Kevin Durant free throw

By Marcus Shockley

Today’s article is the latest in a series on how to be an elite student, not just an elite athlete.

Every basketball player who has worked on their game knows that repetition is one of the best methods to improve a skill over time. Last season (2012-13), Kevin Durant was the best free throw shooter in the NBA, averaging 90.5% for the year.

Any time you may have watched Durant at the free throw line, you know his shots are incredibly consistent, and you know he didn’t just pick up a basketball as a kid and start shooting over 90% from the charity stripe. His mechanics are polished, and the ball comes off his hand the same way each time, without fail.

This has been true of all of the great free throw shooters. Free throw shooting is one key skill that any player, regardless of height, age, athletic ability can excel at with enough practice (which begs the question as to why some players are so bad at it, but that’s a digression and we’ll stay on topic here).

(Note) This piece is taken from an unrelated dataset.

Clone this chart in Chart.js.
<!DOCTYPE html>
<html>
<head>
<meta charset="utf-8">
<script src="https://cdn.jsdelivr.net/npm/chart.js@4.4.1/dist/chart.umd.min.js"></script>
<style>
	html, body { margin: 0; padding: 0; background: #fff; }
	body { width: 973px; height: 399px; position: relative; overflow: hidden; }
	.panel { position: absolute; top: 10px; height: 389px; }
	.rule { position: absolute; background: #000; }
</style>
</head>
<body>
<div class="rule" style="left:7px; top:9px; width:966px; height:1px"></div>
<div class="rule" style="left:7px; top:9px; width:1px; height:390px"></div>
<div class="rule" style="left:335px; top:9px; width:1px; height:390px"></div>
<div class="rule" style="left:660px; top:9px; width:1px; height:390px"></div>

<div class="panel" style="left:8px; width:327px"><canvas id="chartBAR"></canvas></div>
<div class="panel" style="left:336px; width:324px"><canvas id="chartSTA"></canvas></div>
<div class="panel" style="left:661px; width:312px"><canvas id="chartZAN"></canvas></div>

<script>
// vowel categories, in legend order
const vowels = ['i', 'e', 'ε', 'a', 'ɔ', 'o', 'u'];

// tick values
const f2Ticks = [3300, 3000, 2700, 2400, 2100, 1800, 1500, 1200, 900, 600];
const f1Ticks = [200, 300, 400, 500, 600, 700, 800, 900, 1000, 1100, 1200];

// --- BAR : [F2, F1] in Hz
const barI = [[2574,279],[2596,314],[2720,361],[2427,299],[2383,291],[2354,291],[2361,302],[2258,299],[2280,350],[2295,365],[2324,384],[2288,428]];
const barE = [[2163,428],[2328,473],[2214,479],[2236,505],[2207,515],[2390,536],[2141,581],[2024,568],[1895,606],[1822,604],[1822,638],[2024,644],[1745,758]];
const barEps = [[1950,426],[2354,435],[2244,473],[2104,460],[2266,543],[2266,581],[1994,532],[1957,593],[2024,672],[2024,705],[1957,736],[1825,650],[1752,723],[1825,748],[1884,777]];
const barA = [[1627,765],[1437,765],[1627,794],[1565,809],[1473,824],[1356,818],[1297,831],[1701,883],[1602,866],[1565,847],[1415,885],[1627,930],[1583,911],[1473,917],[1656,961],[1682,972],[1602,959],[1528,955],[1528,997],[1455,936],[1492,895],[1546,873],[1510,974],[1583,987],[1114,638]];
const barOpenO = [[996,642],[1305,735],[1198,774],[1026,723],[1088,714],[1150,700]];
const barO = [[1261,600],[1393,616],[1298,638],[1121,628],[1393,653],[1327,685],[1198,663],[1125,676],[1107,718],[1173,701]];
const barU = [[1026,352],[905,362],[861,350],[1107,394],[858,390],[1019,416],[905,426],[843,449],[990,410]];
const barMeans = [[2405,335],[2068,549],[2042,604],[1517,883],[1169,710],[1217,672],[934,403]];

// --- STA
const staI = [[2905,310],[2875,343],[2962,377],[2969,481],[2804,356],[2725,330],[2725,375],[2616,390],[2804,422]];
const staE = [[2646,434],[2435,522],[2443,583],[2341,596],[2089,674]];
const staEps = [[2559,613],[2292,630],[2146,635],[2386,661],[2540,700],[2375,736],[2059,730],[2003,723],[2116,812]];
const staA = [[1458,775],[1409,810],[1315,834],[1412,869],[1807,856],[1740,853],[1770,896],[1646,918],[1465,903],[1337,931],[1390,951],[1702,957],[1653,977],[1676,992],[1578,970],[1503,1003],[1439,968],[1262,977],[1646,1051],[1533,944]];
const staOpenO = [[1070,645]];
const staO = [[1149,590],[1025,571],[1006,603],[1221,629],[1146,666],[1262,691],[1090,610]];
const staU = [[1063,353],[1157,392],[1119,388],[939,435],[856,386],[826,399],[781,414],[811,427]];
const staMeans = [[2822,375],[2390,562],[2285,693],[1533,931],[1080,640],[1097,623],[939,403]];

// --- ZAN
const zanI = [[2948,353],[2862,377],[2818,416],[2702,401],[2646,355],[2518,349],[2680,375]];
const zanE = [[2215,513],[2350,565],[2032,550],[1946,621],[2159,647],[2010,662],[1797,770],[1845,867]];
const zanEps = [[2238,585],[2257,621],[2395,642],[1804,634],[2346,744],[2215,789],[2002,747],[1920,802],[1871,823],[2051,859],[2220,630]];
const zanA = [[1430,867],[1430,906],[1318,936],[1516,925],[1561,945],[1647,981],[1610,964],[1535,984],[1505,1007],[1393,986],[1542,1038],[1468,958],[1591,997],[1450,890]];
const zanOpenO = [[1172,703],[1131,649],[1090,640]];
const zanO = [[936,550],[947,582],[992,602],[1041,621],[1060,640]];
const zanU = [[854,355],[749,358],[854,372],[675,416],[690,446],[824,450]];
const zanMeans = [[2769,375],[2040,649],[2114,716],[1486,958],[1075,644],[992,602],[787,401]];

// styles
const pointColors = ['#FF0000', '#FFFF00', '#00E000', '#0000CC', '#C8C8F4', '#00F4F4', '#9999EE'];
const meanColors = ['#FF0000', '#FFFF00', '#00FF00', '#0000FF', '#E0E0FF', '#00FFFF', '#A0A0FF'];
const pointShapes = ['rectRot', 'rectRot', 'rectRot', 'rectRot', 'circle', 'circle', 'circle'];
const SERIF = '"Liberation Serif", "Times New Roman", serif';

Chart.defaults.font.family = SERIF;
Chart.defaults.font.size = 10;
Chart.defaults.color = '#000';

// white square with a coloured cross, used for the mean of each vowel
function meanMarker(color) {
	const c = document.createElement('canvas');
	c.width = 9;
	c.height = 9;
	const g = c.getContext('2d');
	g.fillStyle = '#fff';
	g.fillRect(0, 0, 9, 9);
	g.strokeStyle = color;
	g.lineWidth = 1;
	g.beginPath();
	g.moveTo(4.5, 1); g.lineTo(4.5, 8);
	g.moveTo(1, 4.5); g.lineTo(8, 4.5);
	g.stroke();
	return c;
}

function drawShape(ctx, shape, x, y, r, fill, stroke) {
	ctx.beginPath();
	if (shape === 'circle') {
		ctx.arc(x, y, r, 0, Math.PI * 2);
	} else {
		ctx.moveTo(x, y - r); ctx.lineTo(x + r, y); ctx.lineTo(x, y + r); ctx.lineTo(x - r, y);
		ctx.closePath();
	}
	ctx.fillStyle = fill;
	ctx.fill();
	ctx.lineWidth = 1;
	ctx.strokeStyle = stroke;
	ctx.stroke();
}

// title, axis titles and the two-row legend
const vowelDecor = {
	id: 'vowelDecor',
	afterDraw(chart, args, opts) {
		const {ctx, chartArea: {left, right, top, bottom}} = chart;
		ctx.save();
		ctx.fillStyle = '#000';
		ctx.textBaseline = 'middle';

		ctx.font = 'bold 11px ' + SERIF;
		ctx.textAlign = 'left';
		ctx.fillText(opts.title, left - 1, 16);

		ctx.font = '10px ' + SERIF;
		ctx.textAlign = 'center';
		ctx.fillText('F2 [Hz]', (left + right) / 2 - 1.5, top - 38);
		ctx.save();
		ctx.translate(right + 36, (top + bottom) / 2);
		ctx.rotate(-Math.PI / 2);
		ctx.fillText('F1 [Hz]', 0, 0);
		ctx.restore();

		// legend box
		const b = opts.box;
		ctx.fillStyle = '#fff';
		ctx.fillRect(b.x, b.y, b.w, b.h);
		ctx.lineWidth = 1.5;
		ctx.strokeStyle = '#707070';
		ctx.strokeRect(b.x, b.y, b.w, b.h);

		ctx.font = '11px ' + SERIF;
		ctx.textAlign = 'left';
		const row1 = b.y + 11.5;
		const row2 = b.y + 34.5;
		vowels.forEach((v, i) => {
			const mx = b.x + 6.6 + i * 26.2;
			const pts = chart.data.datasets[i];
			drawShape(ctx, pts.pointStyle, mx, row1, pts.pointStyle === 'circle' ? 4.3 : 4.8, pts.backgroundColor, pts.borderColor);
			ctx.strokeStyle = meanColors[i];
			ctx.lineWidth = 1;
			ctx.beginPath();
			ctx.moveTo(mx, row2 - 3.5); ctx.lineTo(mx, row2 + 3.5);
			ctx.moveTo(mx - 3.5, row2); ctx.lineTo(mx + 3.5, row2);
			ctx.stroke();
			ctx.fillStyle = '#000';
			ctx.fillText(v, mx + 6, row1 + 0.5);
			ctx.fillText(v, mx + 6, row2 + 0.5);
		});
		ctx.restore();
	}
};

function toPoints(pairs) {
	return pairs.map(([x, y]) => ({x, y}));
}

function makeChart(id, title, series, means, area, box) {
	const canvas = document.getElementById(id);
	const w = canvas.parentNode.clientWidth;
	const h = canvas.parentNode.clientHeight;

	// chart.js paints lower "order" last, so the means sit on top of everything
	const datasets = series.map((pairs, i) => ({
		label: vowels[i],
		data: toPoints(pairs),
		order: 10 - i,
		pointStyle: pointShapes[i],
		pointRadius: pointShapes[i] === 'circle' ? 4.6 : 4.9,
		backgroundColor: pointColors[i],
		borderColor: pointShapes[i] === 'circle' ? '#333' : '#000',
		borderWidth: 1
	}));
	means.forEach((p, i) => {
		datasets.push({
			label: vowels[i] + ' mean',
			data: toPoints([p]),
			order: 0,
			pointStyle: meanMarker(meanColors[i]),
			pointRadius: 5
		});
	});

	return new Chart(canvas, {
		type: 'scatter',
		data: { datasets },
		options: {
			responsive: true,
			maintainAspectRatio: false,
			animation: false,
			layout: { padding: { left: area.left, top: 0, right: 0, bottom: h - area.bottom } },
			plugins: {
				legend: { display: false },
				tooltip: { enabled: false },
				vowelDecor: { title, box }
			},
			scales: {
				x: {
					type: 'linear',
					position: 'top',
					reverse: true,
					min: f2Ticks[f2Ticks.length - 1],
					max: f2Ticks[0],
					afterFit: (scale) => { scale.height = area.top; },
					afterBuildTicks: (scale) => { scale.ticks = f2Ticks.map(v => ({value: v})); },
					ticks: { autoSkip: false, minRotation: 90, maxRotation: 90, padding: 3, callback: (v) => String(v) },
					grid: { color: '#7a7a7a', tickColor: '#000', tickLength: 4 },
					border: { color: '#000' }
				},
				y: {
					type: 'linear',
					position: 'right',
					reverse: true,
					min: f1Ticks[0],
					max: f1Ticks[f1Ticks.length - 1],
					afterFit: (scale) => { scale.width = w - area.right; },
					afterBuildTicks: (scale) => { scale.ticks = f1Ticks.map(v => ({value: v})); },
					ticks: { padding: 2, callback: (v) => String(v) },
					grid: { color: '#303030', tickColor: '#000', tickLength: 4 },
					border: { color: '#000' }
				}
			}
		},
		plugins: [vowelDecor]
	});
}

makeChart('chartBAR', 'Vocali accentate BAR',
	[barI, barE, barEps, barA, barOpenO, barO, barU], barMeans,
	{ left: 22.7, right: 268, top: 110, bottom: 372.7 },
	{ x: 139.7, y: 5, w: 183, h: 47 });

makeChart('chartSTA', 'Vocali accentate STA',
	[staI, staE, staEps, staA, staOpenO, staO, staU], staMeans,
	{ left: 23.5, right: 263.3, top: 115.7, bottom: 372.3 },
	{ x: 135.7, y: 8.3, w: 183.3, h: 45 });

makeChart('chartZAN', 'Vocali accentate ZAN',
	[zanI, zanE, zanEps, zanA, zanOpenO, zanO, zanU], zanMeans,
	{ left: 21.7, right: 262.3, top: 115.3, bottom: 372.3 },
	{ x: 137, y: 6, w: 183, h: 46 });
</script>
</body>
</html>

“Practice”, when it comes to free throw shooting, boils down to only two aspects: technique and repetition. First you learn the best way to shoot a free throw, then you repeat that shot hundreds, thousands of times until your brain and body learn to shoot a free throw as easy as taking a breath.

This method of repetition is used in all sports – in martial arts, fighters practice moves over and over in order to ingrain the movements into their psyche, so that during combat competition they perform the moves instinctively.

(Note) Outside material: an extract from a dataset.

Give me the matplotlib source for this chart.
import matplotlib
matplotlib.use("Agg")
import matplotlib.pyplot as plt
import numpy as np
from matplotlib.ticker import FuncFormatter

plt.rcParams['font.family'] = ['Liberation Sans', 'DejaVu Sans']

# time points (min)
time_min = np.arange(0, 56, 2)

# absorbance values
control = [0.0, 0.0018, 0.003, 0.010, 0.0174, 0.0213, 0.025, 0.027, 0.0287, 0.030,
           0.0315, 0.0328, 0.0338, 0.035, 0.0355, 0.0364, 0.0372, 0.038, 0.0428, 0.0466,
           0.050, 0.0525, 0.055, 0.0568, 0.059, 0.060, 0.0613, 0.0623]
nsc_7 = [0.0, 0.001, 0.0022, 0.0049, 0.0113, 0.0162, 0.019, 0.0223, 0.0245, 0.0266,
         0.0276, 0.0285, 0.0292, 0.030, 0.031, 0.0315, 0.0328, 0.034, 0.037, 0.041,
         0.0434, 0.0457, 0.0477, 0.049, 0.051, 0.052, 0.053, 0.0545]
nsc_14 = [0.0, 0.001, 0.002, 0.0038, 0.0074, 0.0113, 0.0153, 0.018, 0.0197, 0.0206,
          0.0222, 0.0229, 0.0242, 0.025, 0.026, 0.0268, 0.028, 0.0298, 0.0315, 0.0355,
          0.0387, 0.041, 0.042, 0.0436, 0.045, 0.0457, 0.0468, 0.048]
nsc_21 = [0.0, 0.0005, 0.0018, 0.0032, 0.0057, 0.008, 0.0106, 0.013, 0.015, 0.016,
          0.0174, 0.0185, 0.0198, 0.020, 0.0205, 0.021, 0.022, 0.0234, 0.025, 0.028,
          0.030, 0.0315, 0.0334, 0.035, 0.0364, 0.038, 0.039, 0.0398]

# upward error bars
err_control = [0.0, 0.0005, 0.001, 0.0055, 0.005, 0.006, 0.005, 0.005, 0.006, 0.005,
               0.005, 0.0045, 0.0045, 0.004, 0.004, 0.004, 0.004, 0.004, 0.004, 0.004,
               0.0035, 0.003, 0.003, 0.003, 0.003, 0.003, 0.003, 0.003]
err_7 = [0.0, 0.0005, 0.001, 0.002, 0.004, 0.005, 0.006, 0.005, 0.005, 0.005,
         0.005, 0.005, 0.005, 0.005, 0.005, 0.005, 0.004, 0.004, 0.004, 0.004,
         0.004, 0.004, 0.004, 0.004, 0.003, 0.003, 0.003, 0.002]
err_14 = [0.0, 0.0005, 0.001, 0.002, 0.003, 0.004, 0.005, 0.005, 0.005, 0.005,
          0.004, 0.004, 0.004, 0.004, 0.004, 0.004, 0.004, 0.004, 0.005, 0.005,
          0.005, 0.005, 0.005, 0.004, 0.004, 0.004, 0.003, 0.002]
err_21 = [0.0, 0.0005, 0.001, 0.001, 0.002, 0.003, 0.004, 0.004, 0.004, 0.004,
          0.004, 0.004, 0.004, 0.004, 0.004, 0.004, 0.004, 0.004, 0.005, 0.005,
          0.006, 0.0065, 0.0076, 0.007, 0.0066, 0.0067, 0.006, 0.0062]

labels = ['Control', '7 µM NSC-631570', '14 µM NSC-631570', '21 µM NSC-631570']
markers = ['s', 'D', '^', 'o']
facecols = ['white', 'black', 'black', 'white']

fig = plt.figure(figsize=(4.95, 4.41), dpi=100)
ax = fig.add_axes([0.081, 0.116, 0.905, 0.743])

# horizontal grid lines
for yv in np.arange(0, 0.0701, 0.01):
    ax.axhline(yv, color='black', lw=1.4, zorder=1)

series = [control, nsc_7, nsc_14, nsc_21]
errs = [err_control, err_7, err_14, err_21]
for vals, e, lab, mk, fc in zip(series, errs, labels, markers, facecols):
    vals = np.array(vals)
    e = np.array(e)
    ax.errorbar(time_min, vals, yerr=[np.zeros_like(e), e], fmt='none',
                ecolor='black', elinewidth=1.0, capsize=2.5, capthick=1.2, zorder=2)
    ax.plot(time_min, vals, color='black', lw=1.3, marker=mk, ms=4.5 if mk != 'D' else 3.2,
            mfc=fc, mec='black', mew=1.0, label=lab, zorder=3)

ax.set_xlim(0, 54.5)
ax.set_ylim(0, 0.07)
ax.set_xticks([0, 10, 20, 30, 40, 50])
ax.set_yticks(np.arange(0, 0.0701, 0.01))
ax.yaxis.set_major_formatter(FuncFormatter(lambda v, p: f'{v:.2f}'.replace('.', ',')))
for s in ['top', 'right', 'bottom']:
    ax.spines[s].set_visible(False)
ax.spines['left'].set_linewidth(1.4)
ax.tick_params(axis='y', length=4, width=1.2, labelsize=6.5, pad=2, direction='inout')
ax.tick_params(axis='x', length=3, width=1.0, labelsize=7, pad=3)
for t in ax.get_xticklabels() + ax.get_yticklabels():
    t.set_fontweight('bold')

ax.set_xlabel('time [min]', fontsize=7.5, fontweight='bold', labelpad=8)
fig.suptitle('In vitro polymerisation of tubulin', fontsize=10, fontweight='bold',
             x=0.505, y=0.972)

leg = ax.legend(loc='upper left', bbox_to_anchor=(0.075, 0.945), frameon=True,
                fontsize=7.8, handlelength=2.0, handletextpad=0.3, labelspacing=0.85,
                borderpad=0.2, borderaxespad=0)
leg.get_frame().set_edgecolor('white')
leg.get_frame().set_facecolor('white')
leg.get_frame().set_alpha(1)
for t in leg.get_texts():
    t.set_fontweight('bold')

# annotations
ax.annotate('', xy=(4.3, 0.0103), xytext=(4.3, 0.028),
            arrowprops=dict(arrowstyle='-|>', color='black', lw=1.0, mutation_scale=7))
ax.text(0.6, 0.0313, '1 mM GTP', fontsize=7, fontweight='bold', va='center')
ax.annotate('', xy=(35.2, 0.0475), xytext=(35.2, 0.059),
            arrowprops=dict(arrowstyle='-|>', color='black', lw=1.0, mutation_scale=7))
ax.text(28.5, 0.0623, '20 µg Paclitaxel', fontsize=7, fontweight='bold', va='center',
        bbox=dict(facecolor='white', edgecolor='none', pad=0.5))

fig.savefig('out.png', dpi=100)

When we practice something with repetition, we accept the fact that we are not experts, and that we will not become experts simply by doing something a few times. We accept that we are working on a process that will take an extended amount of time; if we are practicing free throws, we know that one day of shooting 50 or 100 free throws will not make us an elite free throw shooter. But we also know that shooting 100 free throws 3 or 4 days a week, for a couple of years, will almost certainly make us very good free throw shooters.

This is not limited to the world of sports.

No matter what the endeavor, repetition can be used to improve over time. A few days ago I mentioned on Twitter that a way to improve one’s vocabulary is to use a word three times in normal conversation. In reality, this is a method of repetition that has proven very effective because using a word three times turns out to be the equivalent of shooting 1,000 free throws to our verbal lexicon.

Pro football players commit to memory hundreds of plays and schemes from their playbook, and some players have to do this with completely new playbooks each year as they move from team to team. They do this with repetition, and the reason for team walkthroughs in any sport is using repetition to embed the plays into the players’ consciousness.

One caveat to this, people can easily confuse “repetition” with “memorization”. Memorization is simply remembering data without comprehension in most cases. What we are talking about here is practice, repeating a process over and over until we can do it with our eyes closed.

Sort of like Micheal Jordan:

A lot of people have seen Jordan’s famous free throw, but what a lot of people don’t know is that Jordan actually practiced that shot for years, long after he was a superstar, before the chance to show he could do it on TV. Former Philadelphia 76ers President Pat Croce once wrote that he was surprised to find Micheal Jordan in his arena, three hours before game time, practicing free throws in sweats by himself…with his eyes closed.

This can be done with math, with reading, with pretty much any knowledge or skill. If you can learn to be a better free throw shooter, you can learn to do a lot of other things better as well.